Near our apartment we shopped at a supermarket for the party at our apartment that night. I picked out dates, tortilla chips, paper cups, and a few other things. We were also contributing the second box of Lindt chocolates that we brought from the Paris airport.
By the way, every few days we pay $21 to keep the electricity going– not included in the rent.
Joan felt much better after taking the ORS. We rested a bit, then guests began to arrive at 3:30 for the 4 pm party. I wore the white suit embroidered with blue that Newlove sent to me last year and Joan wore a new green dress, made for her by Chantal’s sister Marthe, who is a professional seamstress.

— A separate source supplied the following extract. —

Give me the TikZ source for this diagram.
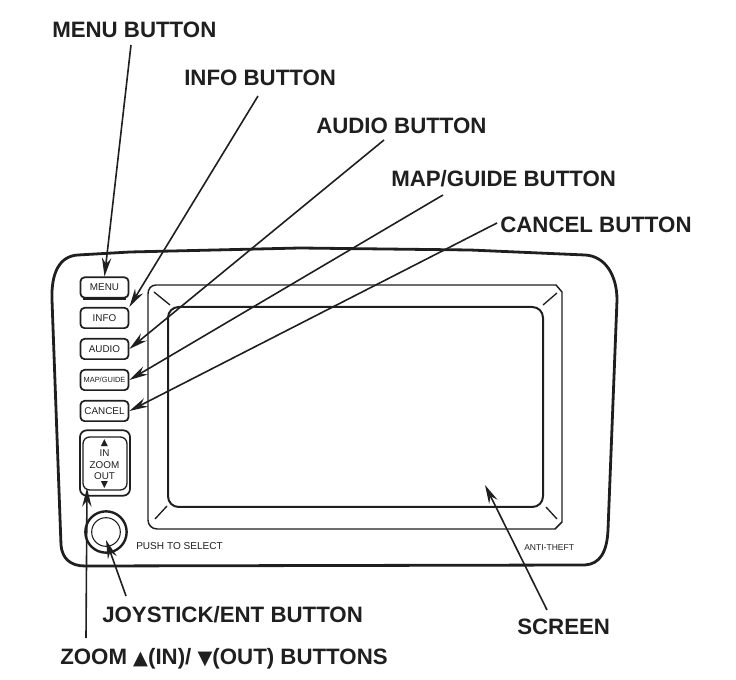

We had snacks and plenty of drinks. We rearranged the furniture to open up the room. A couple of non-members came so there were 10 guests beside Joan and me. Everyone was taking pictures. During the evening I spoke for about 20 minutes, bringing greetings from the LA chapter and mentioning what we could learn from Togo, namely local activism and charitable efforts. It was a great party. Folks left before 8 pm.
A difference from Los Angeles: Close to the Equator days and nights are nearly equal all year, just as the seasons do not change much. Dark night arrives by 6 pm and cars are driving with headlights. There are two seasons in Togo, either hot with no rain, or hot with rain. We had a taste of the former.